Ask Rowan Reid which is the best species of tree to plant and he'll give a wry smile and a surprising answer.
"I'm not really sure."
Four decades as a forester and a lifetime of planting farm forestry trees might not have answered that simple question.
But they have reaffirmed one long-realised fact: timber is an increasingly scarce and valuable commodity worldwide, especially the eco-friendly plantation timbers Mr Reid grows on his farm.
"When people come here, they've never seen a forest like this, because there is a person who has been involved in the management of those trees while they grow," he said.
There are 70 species spaced across the 40-hectare property at Bambra in south-west Victoria.
Timber transformation
When Mr Reid arrived in 1987, it was a denuded dairy farm, almost bereft of vegetation.
Now it's a lush world of natives and exotics and a drawcard for tour groups, especially farmers keen to integrate tree growing and timber production into their enterprise.
Beneath the canopy, sheep graze contentedly on the rich pasture, proof that agriforestry can co-exist with livestock production.
The trees have flourished and so has the biodiversity.
The towering eucalypts planted in the late 1980s are gradually being felled and replaced by an emerging understorey of rare rainforest trees and premium timber varieties such as Australian red cedar.
For agriforestry to succeed, Rowan Reid continually stresses the need for careful maintenance. Trees need to be carefully established and then later systematically pruned of low branches to a height of 6 metres.
The end goal is a long, straight log, free of knots and blemishes, that will yield stable, valuable timber.
"Maintenance is essential. What we need to do is to have a campaign and a program that supports active management of forests on farms and stop this notion that it's just plant, walk away and let nature take its course," Mr Reid said
On a gentle slope beside a stream, Mr Reid recently harvested the fruits of his foresight.
He has grown and milled much of the timber being used to build his architect-designed house, including a 35-year-old mountain ash eucalypt with a girth of more than 80 centimetres.
Using his portable sawmill, he has sawn the timber into stair treads. His pine trees have supplied much of the framing timber.
His abundance of fine timber has been a blessing at a time when Australia's construction industry has seen a severe shortage of building timbers.
"This has been a great opportunity that I had standing trees that I could convert for this purpose, and I think it's going to save us a lot of money," Mr Reid said.
Forestry foresight
Growing timber for the future was Mr Reid's aim when he started the Otway Agriforestry Network in 1987.
His neighbour, sheep farmer Andrew Stewart, also began revegetating his family's property at that time.
"Rowan has been a real catalyst about stimulating ideas about agriforestry," Mr Stewart said.
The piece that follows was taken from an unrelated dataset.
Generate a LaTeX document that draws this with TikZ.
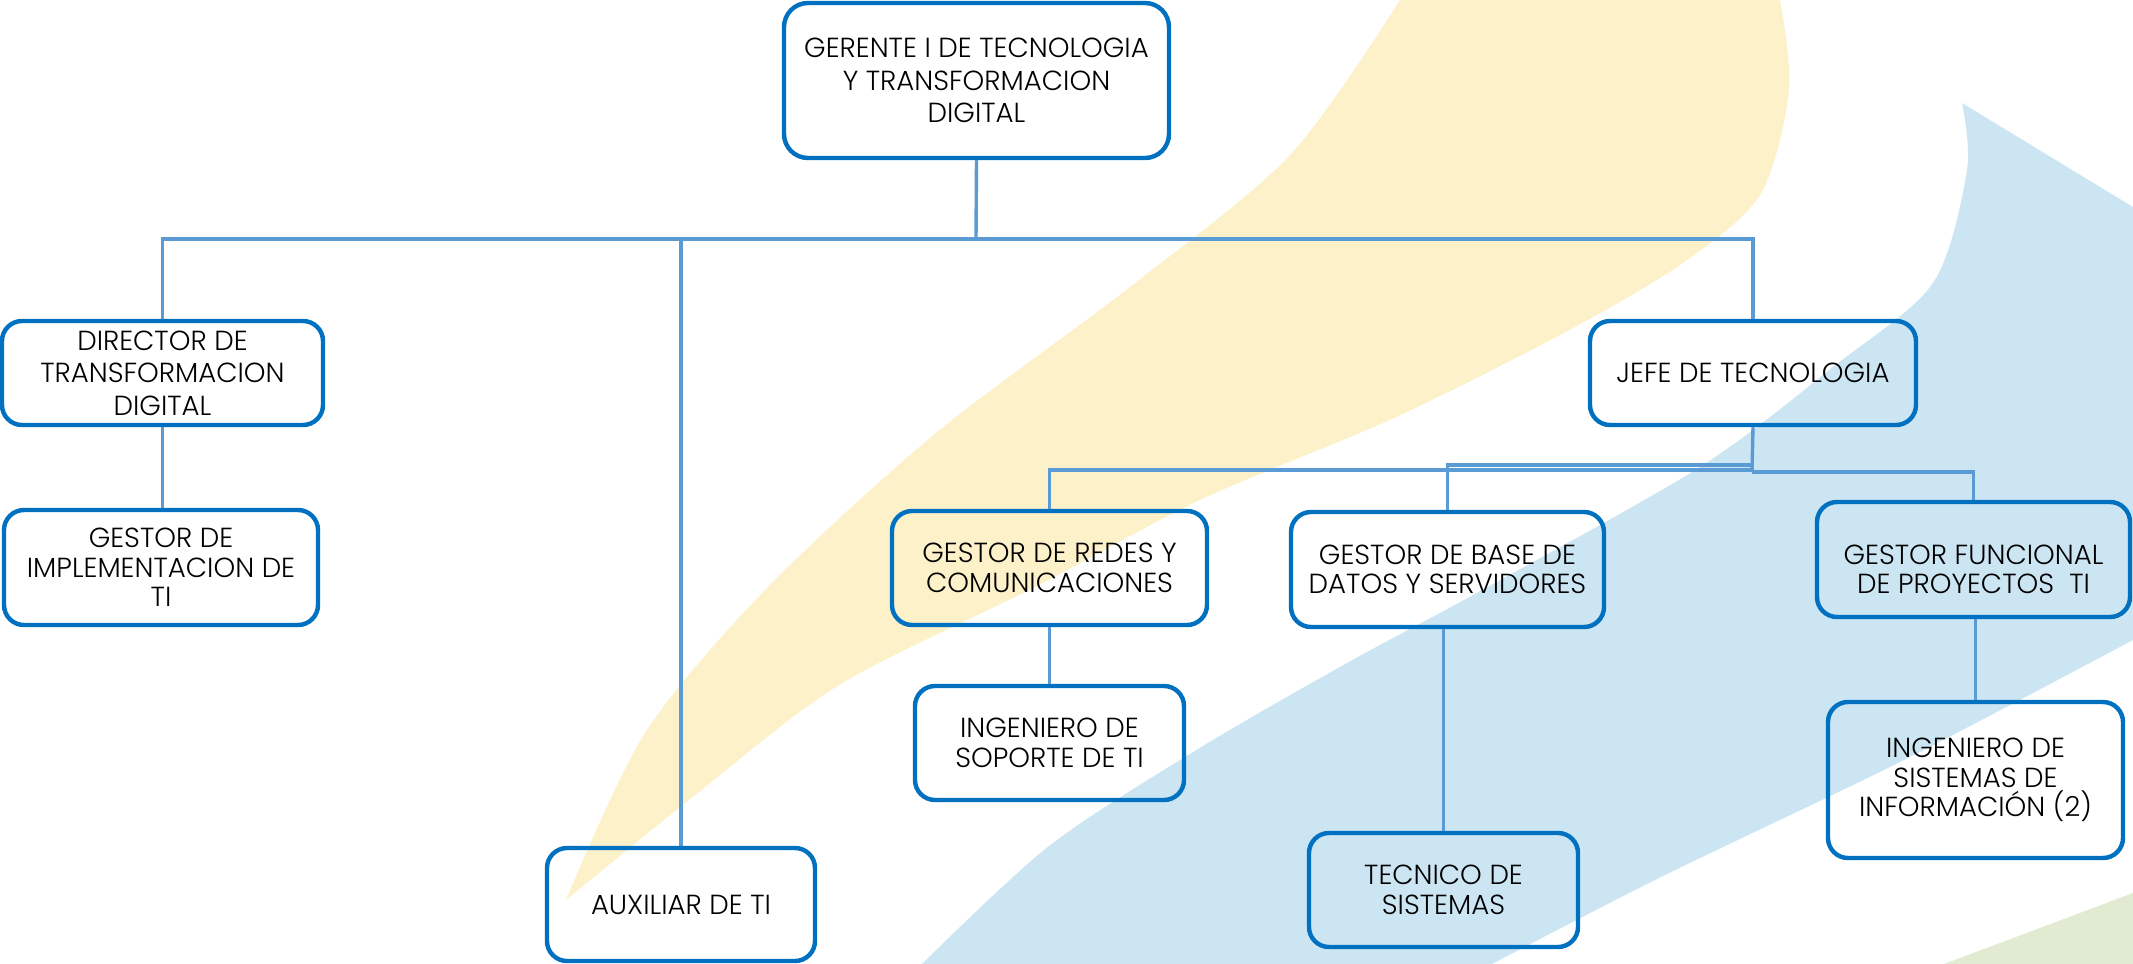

"He's got this wonderful combination of combining the scientific theory and the practice and making it happen in a living classroom on his property."
The Stewart family quickly realised that plantation-grown trees could provide far more than shelter and shade for stock.
"At that stage, we were addressing the issues that we had here, which was erosion, salting, exposure, all those sorts of things," Jill Stewart said.
Andrew, Jill and Andrew's brother Hugh began planting trees all over their property.
"The creek lines and the drainage lines, the salt-affected areas, [we] planted those out as well, planted out the water-logged areas, the remnant vegetation areas," Andrew Stewart said.
"We hooked all those up into a web of connected trees across the farm for wildlife corridors and for shade and shelter for the stock."
Three decades on the Otway Agriforestry group has grown to 200 members and its collective foresight and hard work have transformed the landscape in every direction.
The group can measure how much carbon the trees are sequestering using GPS tags on each tree that can be scanned using a smartphone app.
That, along with the growing value of these timber trees, is an emerging market.
"We're still producing the same amount of agricultural production as in prime lambs and wool now with 18 to 20 per cent tree cover compared to when we had 3 per cent tree cover," Mr Stewart said.
Andrew and Jill were recently named as national Landcare winners for their farm revegetation efforts.
They've also established a flourishing native wildflower business on a once barren, exposed hillside and have plans to establish another plot to meet the surging demand.
Like the Stewarts, Rowan Reid talks of planting trees now and carefully tending them for future generations to come.
"Use the time you have as a landholder as an opportunity to flip it into a new opportunity for the next generation.
"It's really exciting when you do that."